— Start of Records supplied —
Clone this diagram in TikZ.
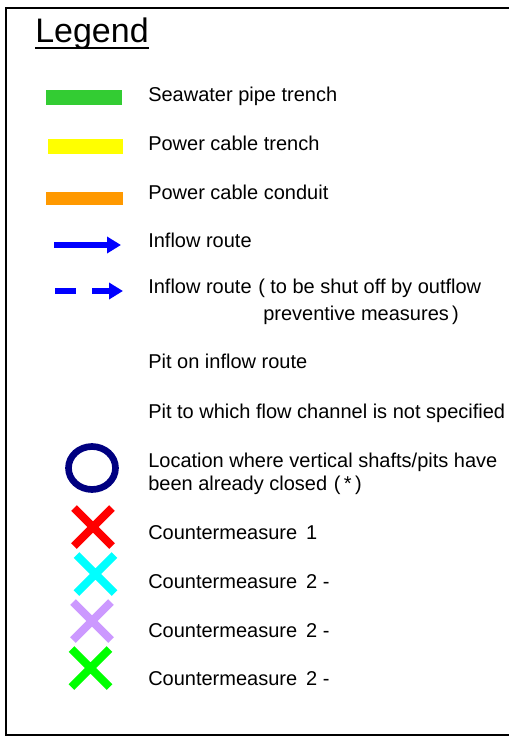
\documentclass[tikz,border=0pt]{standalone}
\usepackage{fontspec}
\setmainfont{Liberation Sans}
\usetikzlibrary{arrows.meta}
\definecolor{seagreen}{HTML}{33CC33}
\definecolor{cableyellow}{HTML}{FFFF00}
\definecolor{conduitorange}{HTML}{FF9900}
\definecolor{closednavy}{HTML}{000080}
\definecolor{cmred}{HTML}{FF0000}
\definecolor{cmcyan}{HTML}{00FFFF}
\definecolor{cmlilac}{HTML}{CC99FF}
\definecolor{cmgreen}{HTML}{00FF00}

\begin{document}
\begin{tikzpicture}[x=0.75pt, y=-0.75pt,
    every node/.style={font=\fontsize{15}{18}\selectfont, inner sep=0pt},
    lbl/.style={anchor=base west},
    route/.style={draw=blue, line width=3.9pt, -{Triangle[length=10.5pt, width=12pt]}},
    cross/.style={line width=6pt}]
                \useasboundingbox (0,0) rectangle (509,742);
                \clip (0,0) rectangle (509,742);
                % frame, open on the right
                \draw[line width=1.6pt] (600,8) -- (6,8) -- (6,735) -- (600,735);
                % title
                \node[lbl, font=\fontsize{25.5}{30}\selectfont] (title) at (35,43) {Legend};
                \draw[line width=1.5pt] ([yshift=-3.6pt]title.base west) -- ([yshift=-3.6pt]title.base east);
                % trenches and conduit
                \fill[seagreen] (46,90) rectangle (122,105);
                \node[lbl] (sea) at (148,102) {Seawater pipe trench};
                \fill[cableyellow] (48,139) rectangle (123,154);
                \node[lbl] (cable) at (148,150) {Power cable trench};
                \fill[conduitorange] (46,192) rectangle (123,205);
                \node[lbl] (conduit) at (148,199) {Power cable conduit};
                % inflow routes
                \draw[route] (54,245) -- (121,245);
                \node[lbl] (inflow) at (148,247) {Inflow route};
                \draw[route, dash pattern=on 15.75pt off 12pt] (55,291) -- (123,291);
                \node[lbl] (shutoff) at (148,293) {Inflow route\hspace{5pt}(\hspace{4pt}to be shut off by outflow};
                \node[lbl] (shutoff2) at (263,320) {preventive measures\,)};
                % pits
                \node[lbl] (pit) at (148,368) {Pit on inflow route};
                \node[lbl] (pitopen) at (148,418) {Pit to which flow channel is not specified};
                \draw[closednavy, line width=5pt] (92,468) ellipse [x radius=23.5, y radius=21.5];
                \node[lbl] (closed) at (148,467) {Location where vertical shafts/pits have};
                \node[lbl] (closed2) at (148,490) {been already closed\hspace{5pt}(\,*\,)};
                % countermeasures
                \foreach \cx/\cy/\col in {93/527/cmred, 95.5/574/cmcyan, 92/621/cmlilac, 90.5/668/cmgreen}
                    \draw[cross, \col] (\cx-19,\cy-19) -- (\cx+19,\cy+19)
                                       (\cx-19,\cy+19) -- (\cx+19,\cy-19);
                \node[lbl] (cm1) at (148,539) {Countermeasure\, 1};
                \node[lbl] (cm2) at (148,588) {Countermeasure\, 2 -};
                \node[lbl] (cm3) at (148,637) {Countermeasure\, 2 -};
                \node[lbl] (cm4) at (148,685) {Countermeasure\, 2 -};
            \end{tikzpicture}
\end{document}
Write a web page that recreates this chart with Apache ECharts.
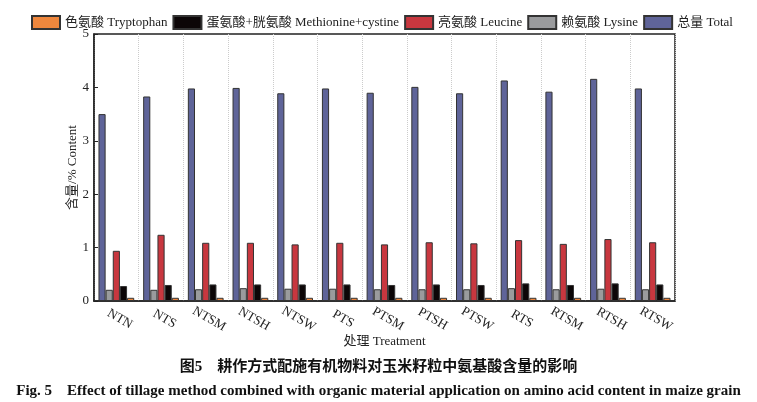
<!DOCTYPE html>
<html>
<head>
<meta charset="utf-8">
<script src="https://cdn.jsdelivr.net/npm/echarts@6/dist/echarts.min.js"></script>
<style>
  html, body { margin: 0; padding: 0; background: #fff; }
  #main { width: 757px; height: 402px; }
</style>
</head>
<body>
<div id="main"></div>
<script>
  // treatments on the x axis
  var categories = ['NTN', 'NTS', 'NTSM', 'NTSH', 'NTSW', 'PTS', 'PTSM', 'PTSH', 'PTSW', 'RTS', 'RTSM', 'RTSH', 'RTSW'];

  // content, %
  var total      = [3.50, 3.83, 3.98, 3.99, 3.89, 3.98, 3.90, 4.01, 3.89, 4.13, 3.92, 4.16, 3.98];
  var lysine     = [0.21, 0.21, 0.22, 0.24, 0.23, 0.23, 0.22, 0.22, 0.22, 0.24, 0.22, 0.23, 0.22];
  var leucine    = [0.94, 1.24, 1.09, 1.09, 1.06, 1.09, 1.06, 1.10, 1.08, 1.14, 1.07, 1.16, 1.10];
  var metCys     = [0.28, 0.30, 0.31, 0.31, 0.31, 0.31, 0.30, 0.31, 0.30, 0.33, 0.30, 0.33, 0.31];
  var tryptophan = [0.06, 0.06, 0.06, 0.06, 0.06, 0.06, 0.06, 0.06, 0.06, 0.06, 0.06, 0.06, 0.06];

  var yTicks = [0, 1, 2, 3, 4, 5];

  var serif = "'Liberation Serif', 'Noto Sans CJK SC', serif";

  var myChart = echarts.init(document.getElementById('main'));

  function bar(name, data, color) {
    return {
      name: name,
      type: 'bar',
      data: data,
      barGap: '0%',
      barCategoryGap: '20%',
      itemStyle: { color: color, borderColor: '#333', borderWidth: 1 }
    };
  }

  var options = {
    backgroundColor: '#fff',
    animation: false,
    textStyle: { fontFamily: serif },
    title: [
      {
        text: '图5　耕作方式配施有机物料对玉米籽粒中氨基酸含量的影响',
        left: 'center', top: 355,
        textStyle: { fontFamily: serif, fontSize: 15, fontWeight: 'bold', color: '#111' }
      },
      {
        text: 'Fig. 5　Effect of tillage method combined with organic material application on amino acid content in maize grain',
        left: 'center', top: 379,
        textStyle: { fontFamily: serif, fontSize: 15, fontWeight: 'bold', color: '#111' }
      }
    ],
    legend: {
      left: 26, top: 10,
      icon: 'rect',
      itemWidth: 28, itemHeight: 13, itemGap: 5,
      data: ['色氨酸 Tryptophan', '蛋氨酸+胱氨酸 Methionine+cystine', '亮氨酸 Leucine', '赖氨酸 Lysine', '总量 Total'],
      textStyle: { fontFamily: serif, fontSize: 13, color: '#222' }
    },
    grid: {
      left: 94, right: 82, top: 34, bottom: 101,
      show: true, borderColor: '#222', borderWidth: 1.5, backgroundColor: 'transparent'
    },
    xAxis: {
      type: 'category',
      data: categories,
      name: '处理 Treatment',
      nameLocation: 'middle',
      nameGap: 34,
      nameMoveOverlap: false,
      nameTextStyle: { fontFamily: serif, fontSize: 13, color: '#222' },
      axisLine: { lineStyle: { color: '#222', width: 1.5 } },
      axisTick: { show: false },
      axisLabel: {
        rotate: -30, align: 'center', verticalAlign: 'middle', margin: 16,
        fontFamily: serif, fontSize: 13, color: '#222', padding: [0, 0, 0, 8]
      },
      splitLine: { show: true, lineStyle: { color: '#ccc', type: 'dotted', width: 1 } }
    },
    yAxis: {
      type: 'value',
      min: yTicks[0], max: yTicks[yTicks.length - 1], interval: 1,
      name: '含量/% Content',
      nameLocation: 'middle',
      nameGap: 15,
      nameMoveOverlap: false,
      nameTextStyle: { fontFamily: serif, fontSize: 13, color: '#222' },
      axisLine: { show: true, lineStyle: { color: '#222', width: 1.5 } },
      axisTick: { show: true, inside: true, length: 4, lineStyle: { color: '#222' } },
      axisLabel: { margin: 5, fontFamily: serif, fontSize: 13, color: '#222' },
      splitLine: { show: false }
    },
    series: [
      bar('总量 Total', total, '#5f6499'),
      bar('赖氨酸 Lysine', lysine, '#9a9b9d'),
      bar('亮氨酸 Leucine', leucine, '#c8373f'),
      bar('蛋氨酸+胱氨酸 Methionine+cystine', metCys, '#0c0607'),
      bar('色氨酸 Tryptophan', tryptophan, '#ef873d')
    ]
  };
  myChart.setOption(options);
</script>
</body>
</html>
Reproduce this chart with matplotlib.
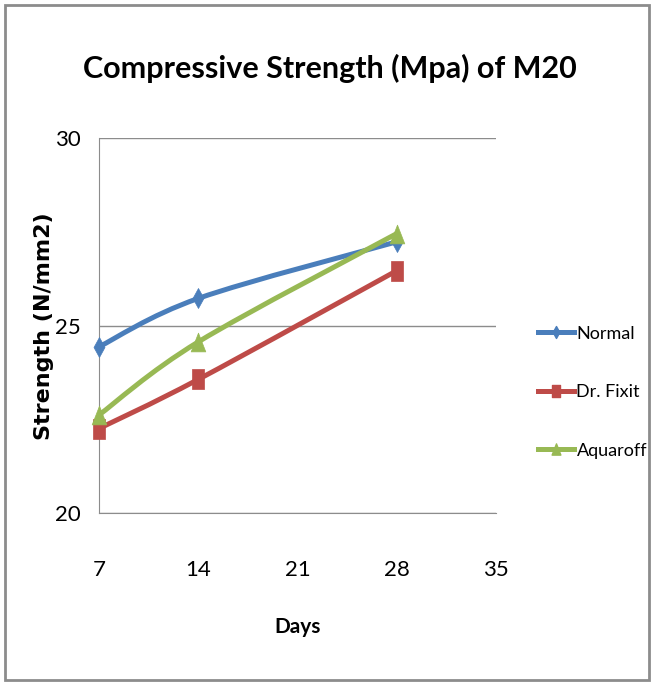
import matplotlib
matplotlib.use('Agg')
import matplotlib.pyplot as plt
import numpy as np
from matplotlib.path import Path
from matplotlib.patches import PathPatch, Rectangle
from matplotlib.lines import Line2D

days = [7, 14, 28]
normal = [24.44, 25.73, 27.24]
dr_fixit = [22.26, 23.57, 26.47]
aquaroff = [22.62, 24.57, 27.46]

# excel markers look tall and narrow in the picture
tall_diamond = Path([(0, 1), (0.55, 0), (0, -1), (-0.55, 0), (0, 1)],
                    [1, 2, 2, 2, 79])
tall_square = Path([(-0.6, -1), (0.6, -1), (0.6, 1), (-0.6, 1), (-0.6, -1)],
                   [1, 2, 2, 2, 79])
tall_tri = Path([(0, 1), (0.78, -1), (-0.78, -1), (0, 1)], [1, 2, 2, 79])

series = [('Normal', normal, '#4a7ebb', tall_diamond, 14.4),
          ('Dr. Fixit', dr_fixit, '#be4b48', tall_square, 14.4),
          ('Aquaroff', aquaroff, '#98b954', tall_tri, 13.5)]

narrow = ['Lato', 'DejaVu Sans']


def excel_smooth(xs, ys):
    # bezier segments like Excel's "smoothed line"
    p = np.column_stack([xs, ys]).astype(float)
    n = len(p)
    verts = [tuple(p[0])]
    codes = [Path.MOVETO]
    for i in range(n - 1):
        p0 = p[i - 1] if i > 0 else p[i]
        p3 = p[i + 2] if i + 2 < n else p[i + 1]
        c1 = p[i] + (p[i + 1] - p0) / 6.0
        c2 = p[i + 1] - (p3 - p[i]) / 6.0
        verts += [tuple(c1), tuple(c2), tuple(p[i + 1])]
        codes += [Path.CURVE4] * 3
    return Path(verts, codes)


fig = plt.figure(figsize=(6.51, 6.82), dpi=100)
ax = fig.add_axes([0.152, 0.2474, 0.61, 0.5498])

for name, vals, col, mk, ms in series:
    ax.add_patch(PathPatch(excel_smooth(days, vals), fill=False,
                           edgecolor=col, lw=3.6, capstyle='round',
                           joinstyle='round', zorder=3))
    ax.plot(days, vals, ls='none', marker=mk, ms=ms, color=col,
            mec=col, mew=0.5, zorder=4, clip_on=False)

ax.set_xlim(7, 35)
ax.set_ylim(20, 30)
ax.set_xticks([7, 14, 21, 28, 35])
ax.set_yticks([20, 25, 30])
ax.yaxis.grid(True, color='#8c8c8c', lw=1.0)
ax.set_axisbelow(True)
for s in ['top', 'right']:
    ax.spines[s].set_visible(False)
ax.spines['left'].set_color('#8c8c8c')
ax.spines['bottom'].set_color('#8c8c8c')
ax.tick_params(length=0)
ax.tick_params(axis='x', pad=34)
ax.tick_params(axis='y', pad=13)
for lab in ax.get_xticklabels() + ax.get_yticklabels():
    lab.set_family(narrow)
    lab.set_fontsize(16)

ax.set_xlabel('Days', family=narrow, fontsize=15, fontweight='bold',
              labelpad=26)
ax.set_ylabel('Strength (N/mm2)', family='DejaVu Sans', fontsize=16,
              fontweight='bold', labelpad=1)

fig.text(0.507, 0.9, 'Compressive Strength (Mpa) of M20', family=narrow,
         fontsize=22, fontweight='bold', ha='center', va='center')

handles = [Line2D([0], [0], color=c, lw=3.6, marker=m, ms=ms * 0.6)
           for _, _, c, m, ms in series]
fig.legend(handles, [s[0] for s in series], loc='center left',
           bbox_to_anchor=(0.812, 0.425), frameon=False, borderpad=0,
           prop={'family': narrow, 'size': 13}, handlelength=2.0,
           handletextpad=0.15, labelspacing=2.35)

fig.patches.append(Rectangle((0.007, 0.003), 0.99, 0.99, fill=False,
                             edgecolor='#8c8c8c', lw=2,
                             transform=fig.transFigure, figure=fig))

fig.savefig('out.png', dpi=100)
— End of Records supplied —
Taking the material above, give again exactly the lines from the one holding "Reproduce this chart with matplotlib." through the one holding "from matplotlib.lines import Line2D", with both ends and without pictures.

• _Output_:
Reproduce this chart with matplotlib.
import matplotlib
matplotlib.use('Agg')
import matplotlib.pyplot as plt
import numpy as np
from matplotlib.path import Path
from matplotlib.patches import PathPatch, Rectangle
from matplotlib.lines import Line2D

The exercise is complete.